Obviously the source-code-utility can not detect such problems as the introduction of a logic error or even syntactical errors. For these problems, we have automated a regression test system that performs a validity check of the Scale system every time that the central repository is changed.

Every night a scheduled process checks to see if any source files in the central repository have been updated. If so, a complete build of the Scale system is performed in the repository creating all new class, object, and library files. Then, if the build completes without error, a series of benchmarks is processed using the Scale compiler. These same benchmarks are compiled using the native C and Fortran compilers. The output from the Scale-generated executables is compared to the output obtained from native-generated executables. Any discrepancies are noted and e-mail is sent to all developers showing which benchmarks ran and which did not run correctly. We currently have 51 benchmarks in the regression test including most SPEC95 benchmarks.

Problems in Regression Testing

Problems can still occur. For example, not every combination of compiler switches is checked; the regression tests are performed with all optimizations enabled and a specific alias analysis selected. Quite often we have found that a particular optimization hides a problem in some other part of the compiler. Periodically, we obtain timings for various combinations and find that there are various problems that have to be fixed. For example, we studied the effect of the different alias analysis methods on the various optimizations. Over six hundred tests were run for that study and numerous compiler bugs were removed before the study had obtained a complete set of timings.

Another defect in our regression testing is that it does not detect when we take a step backwards. Sometimes some great idea we have for an improvement makes very little or even a negative difference in the quality of the generated code. Our regression testing system is not able to detect this.

Not all the capabilities of the compiler are checked. For example, we initially generated C code from the internal abstract syntax tree form. This C code was then put through regression testing. Later, we generated C code from the control flow graph representation of the benchmarks. Now, we generate assembly code from the control flow graph and no longer do regression testing on the C-code generation logic. If and when we generate object modules directly, the assembly language generation logic may not be tested. We do, however, run the regression tests for all the different ISA-specific code generators.

Experiments

To support more thorough testing and various studies, we have developed a set of programs to aid us. One program generates makefiles and other scripts. With it, we can specify which combinations of optimizations, and other compiler switches we want to compare for what set of benchmarks on what computers. This program can be used to generate scripts to check the progress of the experiment. Other scripts can be generated to collect the log files from the experiments, remove files, and perform other tasks related to the experiment. Obviously, with multiple compilations and executions occurring on multiple systems, there could be a lot of opportunity for interference when generating log files. To avoid any interference, we use a complex set of pathnames, created from the selected options, for the files that are generated. This results in very complex makefile files and scripts.

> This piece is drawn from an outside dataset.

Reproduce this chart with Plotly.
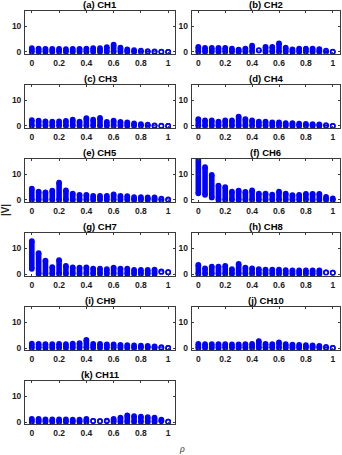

The Scale system uses simple counters to collect statistics: how many instances of this class were created, how many times was this process invoked, how many control-flow nodes were deleted, etc. (The makefile files generate the timing statistics.) In order that statistics may be easily added to a class without impacting other classes, the Scale system uses reflection to allow a specific statistic to be registered at execution time. Once a statistic is registered, the Scale system displays it in the log file automatically at appropriate times in the compilation.

Another program processes the generated log files by extracting the statistics and putting the result in tabular form according to a configuration file. The result can be generated in text, LaTeX©, csv, or HTML form.